Shepard, known for being something of a tough guy/western icon, underplays his part and is able to turn in the most personal and tender performance of his career as an actor (the scene in which Shepard looks through a scrapbook put together by his mother from tabloid headlines is particularly well-played by the actor). That he actually wrote the part for himself is quite impressive. Wenders talks in his extensive audio commentary about being very surprised at the humor and fragility with which the actor was writing, and recalls asking Shepard if he was even going to be able to realize the character. Luckily for everyone involved, Shepard pulls off not only the acting challenge off with flying colors, but also the scripting duties: his characters have always been complex and challenging, but rarely have they been as warm and engaging.

Spence is able to remain one step ahead of being "captured" until he comes face to face with one of his pasts most haunting ghosts: Doreen, the woman he left behind after shooting a film many years ago in Butte, Montana was apparently pregnant when he took off, unbeknownst to Spence, so he says. Acting on a clue from his mother, he takes off immediately on a picturesque trek across the American west, this time in a classic car rather than on a horse, to track down the family he left behind. Wenders talks with vigor, on the commentary track, about how he shamelessly "borrows" from his favorite American painter, Edward Hopper. He says that the artist was the most major influence on his camera-work and in each frame it is apparent: the colors and the stillness of every scene invoke the painter's works with bold greens, reds and yellows dominating the shots. The color and the lighting of the film add a nostalgic, almost kitschy quality that shows that, for the residents of the small town, time has really stopped moving.

What gives the film another added dimension of realism and tenderness is the involvement of Shepard's long-time love, Jessica Lange, as the woman who he left behind (this occasion marks their fourth acting collaboration overall). The pair became a couple in the early 1980s after making the film Frances together and it is rare for either performer to even speak about the other in public. Wenders says that he didn't want any other actor for the part of Doreen, but because of a long-time agreement between Shepard and Lange that one parent would always stay at home with children, the logistics of actually shooting them together became complicated (Wenders says that unlike Spence, Shepard is a devoted, present father). When Lange became officially involved in the film, Wenders said that Shepard re-wrote all of her character's dialogue specifically for the actress.

In one of the disc's few fulfilling extras, Lange (looking annoyed and uneasy in front of a large crowd at the film's Director's Guild premiere) says that there was a "familiarity" with Shepard during their scenes and the years of love, hurt and anger are all apparent in the scene in which they first meet. What has happened between Lange and Shepard over the years may be a "secret", but in their scenes together, there is an electric, good-natured chemistry that prevails (the actress even cracks a rare joke in one of her scenes with Shepard!).
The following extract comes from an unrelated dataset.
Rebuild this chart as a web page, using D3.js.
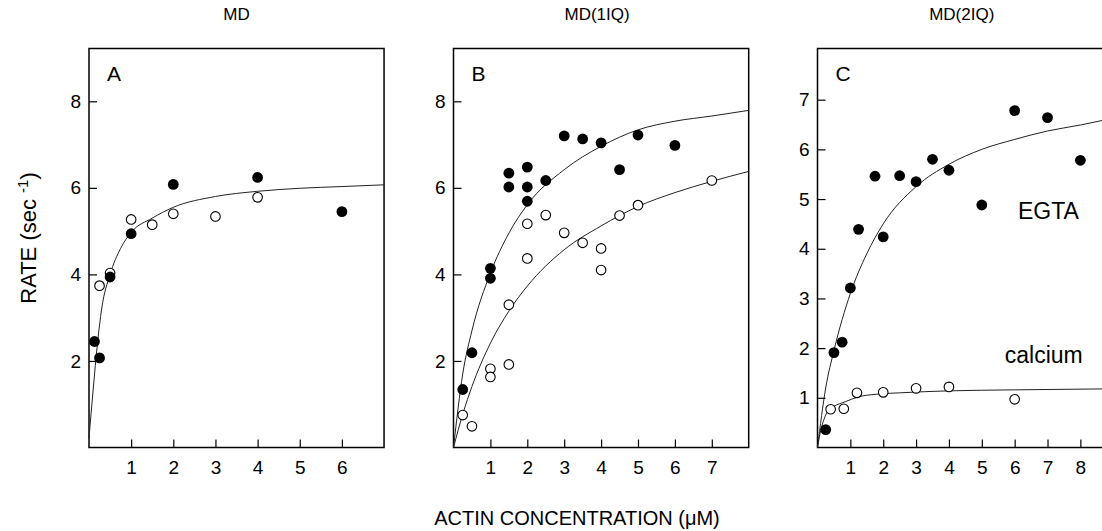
<html>
<style>
  body { margin: 0px; background: #fff; }
  text { font-family: Arial, "Liberation Sans", Helvetica, sans-serif; fill: #000; }
</style>
<body>
<svg id="viz"></svg>
<script src="https://cdnjs.cloudflare.com/ajax/libs/d3/7.8.5/d3.min.js"></script>
<script>
var width = 1102;
var height = 531;

// panel titles and tick values
var titles = ["MD", "MD(1IQ)", "MD(2IQ)"];
var letters = ["A", "B", "C"];
var xTicksA = [1, 2, 3, 4, 5, 6];
var xTicksB = [1, 2, 3, 4, 5, 6, 7];
var xTicksC = [1, 2, 3, 4, 5, 6, 7, 8];
var yTicksAB = [2, 4, 6, 8];
var yTicksC = [1, 2, 3, 4, 5, 6, 7];

// panel A - MD
var aFilledX = [0.13, 0.25, 0.5, 1, 2, 4, 6];
var aFilledY = [2.45, 2.07, 3.94, 4.94, 6.08, 6.24, 5.45];
var aOpenX = [0.25, 0.5, 1, 1.5, 2, 3, 4];
var aOpenY = [3.74, 4.03, 5.27, 5.15, 5.40, 5.34, 5.78];
var aFitX = [0, 0.1, 0.2, 0.3, 0.5, 0.75, 1, 1.5, 2, 3, 4, 5, 6, 7];
var aFitY = [0.22, 1.35, 2.4, 3.2, 4.0, 4.6, 4.97, 5.3, 5.55, 5.8, 5.92, 5.99, 6.03, 6.07];

// panel B - MD(1IQ)
var bFilledX = [0.25, 0.5, 1, 1, 1.5, 1.5, 2, 2, 2, 2.5, 3, 3.5, 4, 4.5, 5, 6];
var bFilledY = [1.34, 2.19, 4.14, 3.91, 6.34, 6.02, 6.48, 6.02, 5.69, 6.17, 7.20, 7.13, 7.04, 6.42, 7.22, 6.98];
var bOpenX = [0.25, 0.5, 1, 1, 1.5, 1.5, 2, 2, 2.5, 3, 3.5, 4, 4, 4.5, 5, 7];
var bOpenY = [0.75, 0.49, 1.82, 1.63, 1.92, 3.30, 5.17, 4.37, 5.37, 4.96, 4.73, 4.60, 4.10, 5.36, 5.60, 6.17];
var bFitX = [0, 0.25, 0.5, 1, 1.5, 2, 3, 4, 5, 6, 7, 8];
var bFitFilledY = [0, 1.7, 2.7, 4.03, 4.95, 5.61, 6.42, 6.96, 7.34, 7.54, 7.66, 7.79];
var bFitOpenY = [0, 0.77, 1.41, 2.41, 3.15, 3.73, 4.57, 5.12, 5.57, 5.89, 6.15, 6.38];

// panel C - MD(2IQ)
var cFilledX = [0.25, 0.5, 0.75, 1, 1.25, 1.75, 2, 2.5, 3, 3.5, 4, 5, 6, 7, 8];
var cFilledY = [0.36, 1.91, 2.12, 3.21, 4.39, 5.46, 4.24, 5.47, 5.35, 5.80, 5.58, 4.88, 6.78, 6.64, 5.78];
var cOpenX = [0.4, 0.8, 1.2, 2, 3, 4, 6];
var cOpenY = [0.77, 0.78, 1.10, 1.11, 1.19, 1.22, 0.97];
var cFitEgtaX = [0, 0.25, 0.5, 1, 1.5, 2, 3, 4, 5, 6, 7, 8, 8.8];
var cFitEgtaY = [0, 1.2, 1.95, 3.1, 3.9, 4.5, 5.25, 5.7, 6.0, 6.2, 6.37, 6.49, 6.6];
var cFitCaX = [0, 0.1, 0.2, 0.33, 0.5, 0.84, 1.25, 1.75, 2.5, 4, 6, 8.8];
var cFitCaY = [0, 0.35, 0.57, 0.75, 0.83, 0.92, 1.02, 1.07, 1.1, 1.14, 1.16, 1.18];

function zip(xs, ys) {
    return xs.map(function(x, i) { return [x, ys[i]]; });
}

var plotTop = 48.5, plotBottom = 447.5;

var panels = [
    {left: 89, xMax: 7, xPx: 42.15, yMax: 9.22, xTicks: xTicksA, yTicks: yTicksAB,
     filled: zip(aFilledX, aFilledY), open: zip(aOpenX, aOpenY),
     fits: [zip(aFitX, aFitY)]},
    {left: 453.5, xMax: 8, xPx: 36.9, yMax: 9.22, xTicks: xTicksB, yTicks: yTicksAB,
     filled: zip(bFilledX, bFilledY), open: zip(bOpenX, bOpenY),
     fits: [zip(bFitX, bFitFilledY), zip(bFitX, bFitOpenY)]},
    {left: 817.5, xMax: 8.8, xPx: 32.86, yMax: 8.03, xTicks: xTicksC, yTicks: yTicksC,
     filled: zip(cFilledX, cFilledY), open: zip(cOpenX, cOpenY),
     fits: [zip(cFitEgtaX, cFitEgtaY), zip(cFitCaX, cFitCaY)]}
];

var svg = d3.select("#viz").attr("width", width).attr("height", height);

function styleAxis(a) {
    a.select(".domain").remove();
    a.selectAll("line").attr("stroke", "#000").attr("stroke-width", 1.2);
    a.selectAll("text")
        .attr("fill", "#000")
        .style("font-size", "19px")
        .style("font-family", "Arial, 'Liberation Sans', sans-serif");
}

panels.forEach(function(p, i) {
    var right = p.left + p.xMax * p.xPx;
    var x = d3.scaleLinear().domain([0, p.xMax]).range([p.left, right]);
    var y = d3.scaleLinear().domain([0, p.yMax]).range([plotBottom, plotTop]);
    var g = svg.append("g");

    // axes, ticks pointing inward
    g.append("g")
        .attr("transform", "translate(0," + plotBottom + ")")
        .call(d3.axisBottom(x).tickValues(p.xTicks).tickFormat(d3.format("d"))
            .tickSize(-8).tickPadding(13))
        .call(styleAxis);

    g.append("g")
        .attr("transform", "translate(" + p.left + ",0)")
        .call(d3.axisLeft(y).tickValues(p.yTicks).tickFormat(d3.format("d"))
            .tickSize(-8).tickPadding(8))
        .call(styleAxis);

    // frame
    g.append("rect")
        .attr("x", p.left).attr("y", plotTop)
        .attr("width", right - p.left).attr("height", plotBottom - plotTop)
        .attr("fill", "none").attr("stroke", "#000").attr("stroke-width", 1.5);

    var line = d3.line()
        .x(function(d) { return x(d[0]); })
        .y(function(d) { return y(d[1]); })
        .curve(d3.curveMonotoneX);

    g.selectAll("path.fit").data(p.fits).enter()
        .append("path").attr("class", "fit")
        .attr("d", line)
        .attr("fill", "none").attr("stroke", "#222").attr("stroke-width", 1);

    g.selectAll("circle.open").data(p.open).enter()
        .append("circle").attr("class", "open")
        .attr("cx", function(d) { return x(d[0]); })
        .attr("cy", function(d) { return y(d[1]); })
        .attr("r", 4.8)
        .attr("fill", "#fff").attr("stroke", "#000").attr("stroke-width", 1.1);

    g.selectAll("circle.filled").data(p.filled).enter()
        .append("circle").attr("class", "filled")
        .attr("cx", function(d) { return x(d[0]); })
        .attr("cy", function(d) { return y(d[1]); })
        .attr("r", 5.4)
        .attr("fill", "#000");

    // title and panel letter
    svg.append("text")
        .attr("x", (p.left + Math.min(right, 1106)) / 2 - (i == 1 ? 4 : 0))
        .attr("y", 20)
        .attr("text-anchor", "middle")
        .style("font-size", "17px")
        .text(titles[i]);

    g.append("text")
        .attr("x", p.left + 18)
        .attr("y", 81)
        .style("font-size", "21px")
        .text(letters[i]);

    if (i == 2) {
        g.append("text").attr("x", x(6.1)).attr("y", y(4.6))
            .style("font-size", "23px").text("EGTA");
        g.append("text").attr("x", x(5.7)).attr("y", y(1.7))
            .style("font-size", "23px").text("calcium");
    }
});

// axis labels
var yl = svg.append("text")
    .attr("transform", "translate(36,238) rotate(-90)")
    .attr("text-anchor", "middle")
    .style("font-size", "22px");
yl.append("tspan").text("RATE (sec ");
yl.append("tspan").attr("dy", -8).style("font-size", "15px").text("-1");
yl.append("tspan").attr("dy", 8).text(")");

svg.append("text")
    .attr("x", 577).attr("y", 525)
    .attr("text-anchor", "middle")
    .style("font-size", "20px")
    .text("ACTIN CONCENTRATION  (\u03bcM)");
</script>
</body>
</html>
In one particular climactic scene, in which Doreen confronts Shepard about his selfishness and how it has affected their son, Lange's fury seems to cross the line between acting and realism (according to Wenders, the actress dislocated her shoulder from hitting Shepard so hard with her purse).

Shepard, Lange and Wenders are all revisiting familiar themes that have dominated their filmographies: the wild man soothing his inner demons; the strong, bitter mother who makes it on her own; and the foreign-born outsider looking fondly into some of the most treasured aspects of Americana. These are three individuals that while, each in possession of a commanding talent, seem lost in the world of cinema today and it is very rewarding to see each of them bringing a vital piece of themselves to the collaboration. What is, essentially, a little movie about a cowboy, becomes something bigger: a vivid, genuine exploration of a hell-raiser entering his twilight years apologetically and with an open heart. Don't Come Knocking proves that there is always room for another version of "the cowboy" in film. But as Wenders says, Spence isn't really a "cowboy", he is "simply an actor playing one, a great pretender". And then, fittingly, Shepard jumps on a horse and rides off into the sunset.